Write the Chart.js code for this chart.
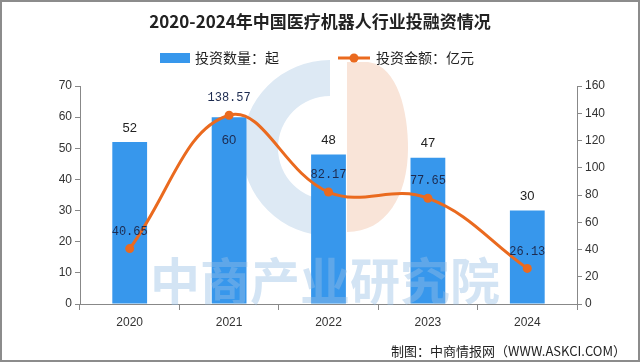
<!DOCTYPE html>
<html><head><meta charset="utf-8">
<script src="https://cdn.jsdelivr.net/npm/chart.js@4/dist/chart.umd.min.js"></script>
<style>html,body{margin:0;padding:0;background:#fff}#wrap{width:640px;height:362px;position:relative}</style>
</head><body><div id="wrap"><canvas id="c" width="640" height="362"></canvas></div>
<script>
const chartTitle = '2020-2024年中国医疗机器人行业投融资情况';
const years = ['2020', '2021', '2022', '2023', '2024'];
const dealCount = [52, 60, 48, 47, 30];
const dealAmount = [40.65, 138.57, 82.17, 77.65, 26.13];
const leftTicks = [0, 10, 20, 30, 40, 50, 60, 70];
const rightTicks = [0, 20, 40, 60, 80, 100, 120, 140, 160];
const seriesNames = ['投资数量：起', '投资金额：亿元'];
const footerText = '制图：中商情报网（WWW.ASKCI.COM）';
const watermarkText = '中商产业研究院';

const BLUE = '#3797ec';
const ORANGE = '#ea6a1f';
const CJK = '"Noto Sans CJK SC", "Noto Sans", sans-serif';

const decor = {
  id: 'decor',
  beforeDatasetsDraw(chart) {
    const ctx = chart.ctx;
    ctx.save();
    // faint logo behind the bars
    ctx.fillStyle = '#dde9f4';
    ctx.beginPath();
    ctx.arc(330, 148, 88, -Math.PI / 2, Math.PI / 2, true);
    ctx.arc(330, 148, 52, Math.PI / 2, -Math.PI / 2, false);
    ctx.closePath();
    ctx.fill();
    ctx.fillStyle = '#f9e4d8';
    ctx.beginPath();
    ctx.moveTo(347, 62);
    ctx.lineTo(368, 62);
    ctx.bezierCurveTo(398, 66, 408, 112, 408, 148);
    ctx.bezierCurveTo(408, 196, 386, 232, 347, 232);
    ctx.closePath();
    ctx.fill();
    ctx.restore();
  },
  afterDatasetsDraw(chart) {
    const ctx = chart.ctx;
    ctx.save();
    // watermark text
    ctx.font = 'bold 50px ' + CJK;
    ctx.fillStyle = 'rgba(150,190,228,0.42)';
    ctx.textAlign = 'center';
    ctx.textBaseline = 'middle';
    ctx.fillText(watermarkText, 325, 281);

    const barMeta = chart.getDatasetMeta(0);
    const lineMeta = chart.getDatasetMeta(1);
    // bar labels
    barMeta.data.forEach((el, i) => {
      const lp = lineMeta.data[i];
      const inside = Math.abs(lp.y - el.y) < 20;
      ctx.font = '13px "Liberation Sans", Arial, sans-serif';
      ctx.fillStyle = inside ? '#1d2b50' : '#222';
      ctx.fillText(String(dealCount[i]), el.x, inside ? el.y + 23 : el.y - 14);
    });
    // line labels
    lineMeta.data.forEach((el, i) => {
      ctx.font = '12px "Liberation Mono", "DejaVu Sans Mono", monospace';
      ctx.fillStyle = '#1d2b50';
      ctx.fillText(dealAmount[i].toFixed(2), el.x, el.y - 17);
    });
    ctx.restore();
  },
  afterDraw(chart) {
    const ctx = chart.ctx;
    ctx.save();
    // title
    ctx.font = 'bold 17px ' + CJK;
    ctx.fillStyle = '#222';
    ctx.textAlign = 'center';
    ctx.textBaseline = 'middle';
    ctx.fillText(chartTitle, 320, 22);
    // legend
    ctx.textAlign = 'left';
    ctx.font = '14px ' + CJK;
    ctx.fillStyle = BLUE;
    ctx.fillRect(160, 53, 30, 10);
    ctx.fillStyle = '#222';
    ctx.fillText(seriesNames[0], 195, 58);
    ctx.strokeStyle = ORANGE;
    ctx.lineWidth = 3;
    ctx.beginPath();
    ctx.moveTo(338, 58);
    ctx.lineTo(370, 58);
    ctx.stroke();
    ctx.fillStyle = ORANGE;
    ctx.beginPath();
    ctx.arc(354, 58, 4.5, 0, Math.PI * 2);
    ctx.fill();
    ctx.fillStyle = '#222';
    ctx.fillText(seriesNames[1], 376, 58);
    // footer
    ctx.textAlign = 'right';
    ctx.font = '13px ' + CJK;
    ctx.fillStyle = '#222';
    ctx.fillText(footerText, 626, 351);
    // frame
    ctx.strokeStyle = '#8c8c8c';
    ctx.lineWidth = 2;
    ctx.strokeRect(1, 1, 638, 360);
    ctx.restore();
  }
};

const tickFont = { family: '"Liberation Sans", Arial, sans-serif', size: 12 };

new Chart(document.getElementById('c'), {
  data: {
    labels: years,
    datasets: [
      {
        type: 'bar',
        label: seriesNames[0],
        data: dealCount,
        yAxisID: 'y',
        backgroundColor: BLUE,
        barPercentage: 0.35,
        categoryPercentage: 1,
        order: 1
      },
      {
        type: 'line',
        label: seriesNames[1],
        data: dealAmount,
        yAxisID: 'y1',
        borderColor: ORANGE,
        backgroundColor: ORANGE,
        borderWidth: 3,
        tension: 0.4,
        pointRadius: 4.5,
        pointBorderWidth: 0,
        pointBackgroundColor: ORANGE,
        order: 0
      }
    ]
  },
  options: {
    responsive: false,
    animation: false,
    devicePixelRatio: 1,
    layout: { padding: { top: 86, left: 0, right: 0, bottom: 0 } },
    plugins: { legend: { display: false }, tooltip: { enabled: false }, title: { display: false } },
    scales: {
      x: {
        type: 'category',
        offset: true,
        grid: { offset: true, drawOnChartArea: false, tickLength: 6, color: '#888' },
        border: { color: '#888' },
        ticks: { font: tickFont, color: '#333', padding: 5 },
        afterFit: s => { s.height = 58; }
      },
      y: {
        position: 'left',
        min: 0, max: 70,
        afterBuildTicks: s => { s.ticks = leftTicks.map(v => ({ value: v })); },
        grid: { drawOnChartArea: false, tickLength: 5, color: '#888' },
        border: { color: '#888' },
        ticks: { font: tickFont, color: '#333', padding: 3 },
        afterFit: s => { s.width = 80; }
      },
      y1: {
        position: 'right',
        min: 0, max: 160,
        afterBuildTicks: s => { s.ticks = rightTicks.map(v => ({ value: v })); },
        grid: { drawOnChartArea: false, tickLength: 5, color: '#888' },
        border: { color: '#888' },
        ticks: { font: tickFont, color: '#333', padding: 3 },
        afterFit: s => { s.width = 63; }
      }
    }
  },
  plugins: [decor]
});
</script>
</body></html>
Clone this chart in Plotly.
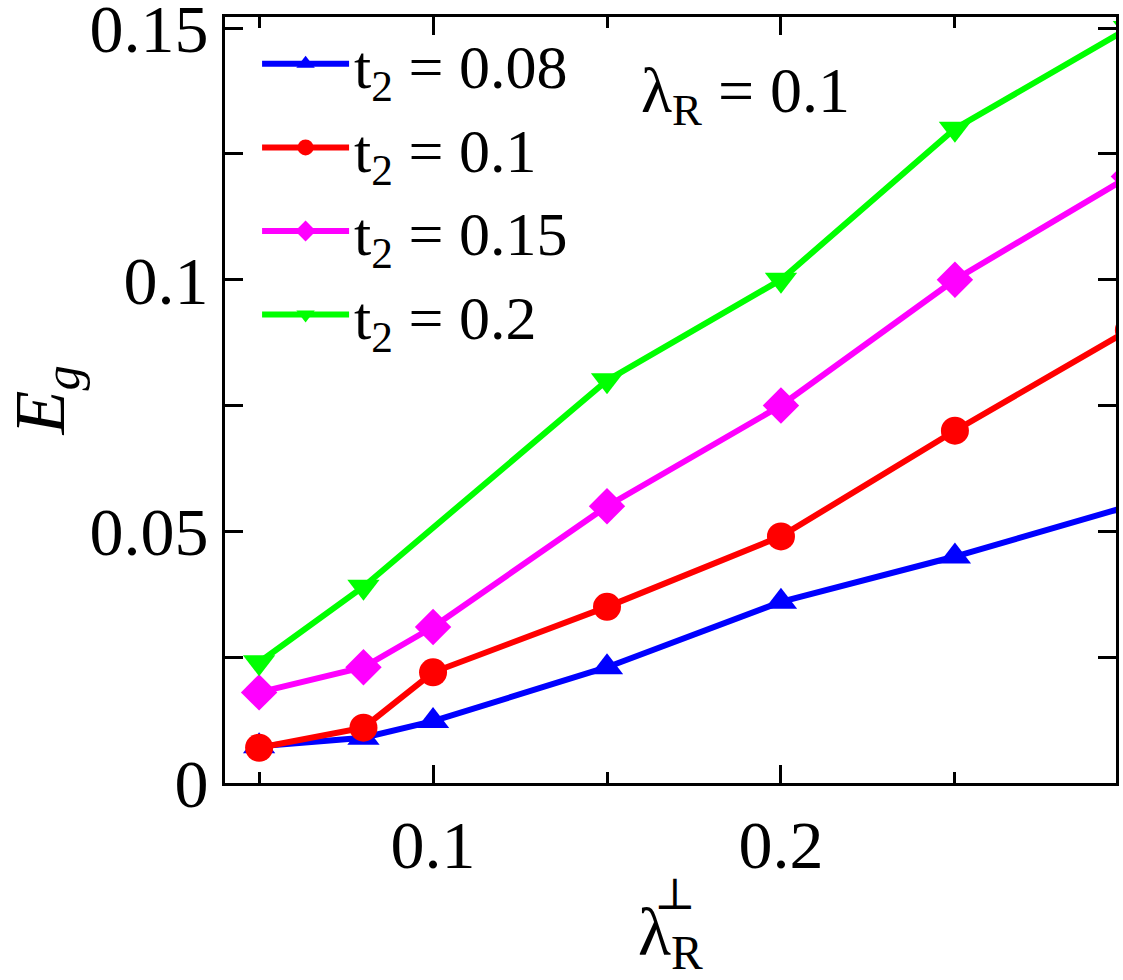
import plotly.graph_objects as go

x_vals = [0.05, 0.08, 0.1, 0.15, 0.2, 0.25, 0.3]
x_green = [0.05, 0.08, 0.15, 0.2, 0.25, 0.3]
eg_t008 = [0.0073, 0.009, 0.0123, 0.023, 0.036, 0.045, 0.055]
eg_t010 = [0.007, 0.011, 0.022, 0.035, 0.049, 0.070, 0.090]
eg_t015 = [0.018, 0.023, 0.031, 0.055, 0.075, 0.100, 0.1205]
eg_t020 = [0.0240, 0.0390, 0.080, 0.100, 0.130, 0.150]

names = ["t<sub>2</sub> = 0.08", "t<sub>2</sub> = 0.1", "t<sub>2</sub> = 0.15", "t<sub>2</sub> = 0.2"]
colors = ["#0000ff", "#ff0000", "#ff00ff", "#00ff00"]
symbols = ["triangle-up", "circle", "diamond", "triangle-down"]
xs = [x_vals, x_vals, x_vals, x_green]
ys = [eg_t008, eg_t010, eg_t015, eg_t020]
msizes = [28, 28, 28, 28]

FONT = "'Liberation Serif', 'Times New Roman', 'DejaVu Serif', serif"

fig = go.Figure()
for name, c, s, xx, yy, ms in zip(names, colors, symbols, xs, ys, msizes):
    fig.add_trace(go.Scatter(
        x=xx, y=yy, mode="lines+markers", name=name,
        line=dict(color=c, width=6),
        marker=dict(symbol=s, size=ms, color=c, line=dict(width=0)),
        cliponaxis=True,
    ))

axis_common = dict(
    showline=True, linecolor="black", linewidth=3, mirror="ticks",
    ticks="inside", ticklen=18, tickwidth=3, tickcolor="black",
    showgrid=False, zeroline=False, ticklabeloverflow="allow", automargin=False,
    tickfont=dict(family=FONT, size=68, color="black"),
)

fig.update_layout(
    width=1123, height=980,
    margin=dict(l=225, r=7, t=17, b=197, autoexpand=False),
    paper_bgcolor="white", plot_bgcolor="white",
    font=dict(family=FONT, color="black"),
    xaxis=dict(
        range=[0.0402, 0.2963],
        tickmode="linear", tick0=0, dtick=0.1,
        minor=dict(tickmode="linear", tick0=0.05, dtick=0.1, ticks="inside",
                   ticklen=11, tickwidth=3, tickcolor="black"),
        **axis_common,
    ),
    yaxis=dict(
        range=[0, 0.1522],
        tickmode="linear", tick0=0, dtick=0.05,
        minor=dict(tickmode="linear", tick0=0.025, dtick=0.05, ticks="inside",
                   ticklen=18, tickwidth=3, tickcolor="black"),
        title=dict(text="<i>E</i><sub><i>g</i></sub>", font=dict(family=FONT, size=72), standoff=22),
        **axis_common,
    ),
    showlegend=True,
    legend=dict(
        x=0.036, y=1.0, xanchor="left", yanchor="top",
        bgcolor="rgba(0,0,0,0)", borderwidth=0,
        font=dict(family=FONT, size=62, color="black"),
        itemwidth=87, tracegroupgap=0,
    ),
)

fig.add_annotation(
    xref="paper", yref="paper", x=0.465, y=0.898, xanchor="left", yanchor="middle",
    text="λ<sub>R</sub> = 0.1", showarrow=False,
    font=dict(family=FONT, size=64, color="black"),
)
fig.add_annotation(
    xref="paper", yref="paper", x=0.5, y=-0.2, xanchor="center", yanchor="middle",
    text="λ<sub>R</sub>", showarrow=False,
    font=dict(family=FONT, size=68, color="black"),
)
fig.add_annotation(
    xref="paper", yref="paper", x=0.505, y=-0.145, xanchor="center", yanchor="middle",
    text="⊥", showarrow=False,
    font=dict(family=FONT, size=44, color="black"),
)

fig.write_html("out.html")
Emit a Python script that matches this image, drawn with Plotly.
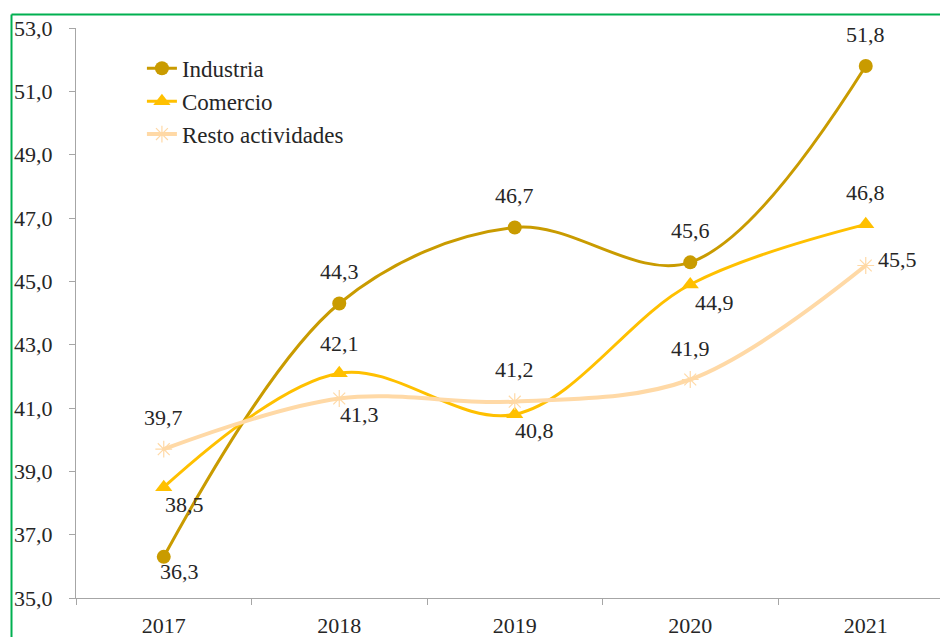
import plotly.graph_objects as go

years = ["2017", "2018", "2019", "2020", "2021"]
industria = [36.3, 44.3, 46.7, 45.6, 51.8]
comercio = [38.5, 42.1, 40.8, 44.9, 46.8]
resto = [39.7, 41.3, 41.2, 41.9, 45.5]

FONT = "Liberation Serif"
TXT = "#262626"

# label offsets (pixels) per point: (xshift, yshift)
ABOVE = (0, 32)
BELOW_R = (20, -16)
off_ind = [(16, -15), ABOVE, ABOVE, ABOVE, ABOVE]
off_com = [(21, -17), (0, 30), BELOW_R, (24, -18), ABOVE]
off_res = [ABOVE, BELOW_R, ABOVE, (0, 31), (32, 6)]

series = [
    ("Industria", industria, "#C99B00", dict(symbol="circle", size=14), 3, off_ind),
    ("Comercio", comercio, "#FFC000", dict(symbol="triangle-up", size=15), 3, off_com),
    ("Resto actividades", resto, "#FFD9A6",
     dict(symbol="asterisk-open", size=14, line=dict(width=1.2, color="#FFD9A6")), 4, off_res),
]

fig = go.Figure()
annotations = []
for i, (name, vals, color, mk, lw, offs) in enumerate(series):
    m = dict(color=color, **mk)
    fig.add_trace(go.Scatter(
        x=years, y=vals, name=name, mode="lines+markers",
        line=dict(color=color, width=lw, shape="spline", smoothing=1.0),
        marker=m, legendgroup=f"g{i}",
    ))
    for k, (v, (dx, dy)) in enumerate(zip(vals, offs)):
        annotations.append(dict(
            x=k, y=v, xref="x", yref="y", text=f"{v:.1f}".replace(".", ","),
            showarrow=False, xshift=dx, yshift=dy,
            font=dict(family=FONT, size=22, color=TXT),
        ))

L, T, B = 76, 28, 39
W, H = 940, 637
pw = W - L
ph = H - T - B
xl = (11.5 - L) / pw
yt = (H - B - 14.5) / ph

fig.update_layout(
    width=W, height=H,
    margin=dict(l=L, r=0, t=T, b=B, pad=0),
    paper_bgcolor="white", plot_bgcolor="white",
    separators=",.",
    showlegend=True,
    legend=dict(x=0.0763, y=0.967, xanchor="left", yanchor="top",
                font=dict(family=FONT, size=23, color=TXT),
                bgcolor="rgba(0,0,0,0)", tracegroupgap=0),
    annotations=annotations,
    shapes=[
        dict(type="line", xref="paper", yref="paper", x0=xl, x1=xl, y0=-0.2, y1=yt,
             line=dict(color="#00B050", width=2)),
        dict(type="line", xref="paper", yref="paper", x0=xl, x1=1.2, y0=yt, y1=yt,
             line=dict(color="#00B050", width=2)),
    ],
)
fig.update_xaxes(
    type="category", range=[-0.5, -0.5 + pw / 175.5],
    showline=True, linecolor="#A6A6A6", linewidth=1,
    ticks="outside", ticklen=6, tickcolor="#A6A6A6", tickson="boundaries",
    showgrid=False, zeroline=False,
    tickfont=dict(family=FONT, size=22, color=TXT),
    ticklabelstandoff=8,
)
fig.update_yaxes(
    range=[35, 53], dtick=2, tick0=35, tickformat=".1f",
    showline=True, linecolor="#A6A6A6", linewidth=1,
    ticks="outside", ticklen=6, tickcolor="#A6A6A6",
    showgrid=False, zeroline=False,
    tickfont=dict(family=FONT, size=22, color=TXT),
    ticklabelstandoff=12,
)

fig.write_html("out.html")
============================================================
## What is required
With all pictures left out, please transcribe exactly the lines from the start of the material through the line with "const watermarkText = '中商产业研究院';".

## Response to the exercise
Write the Chart.js code for this chart.
<!DOCTYPE html>
<html><head><meta charset="utf-8">
<script src="https://cdn.jsdelivr.net/npm/chart.js@4/dist/chart.umd.min.js"></script>
<style>html,body{margin:0;padding:0;background:#fff}#wrap{width:640px;height:362px;position:relative}</style>
</head><body><div id="wrap"><canvas id="c" width="640" height="362"></canvas></div>
<script>
const chartTitle = '2020-2024年中国医疗机器人行业投融资情况';
const years = ['2020', '2021', '2022', '2023', '2024'];
const dealCount = [52, 60, 48, 47, 30];
const dealAmount = [40.65, 138.57, 82.17, 77.65, 26.13];
const leftTicks = [0, 10, 20, 30, 40, 50, 60, 70];
const rightTicks = [0, 20, 40, 60, 80, 100, 120, 140, 160];
const seriesNames = ['投资数量：起', '投资金额：亿元'];
const footerText = '制图：中商情报网（WWW.ASKCI.COM）';
const watermarkText = '中商产业研究院';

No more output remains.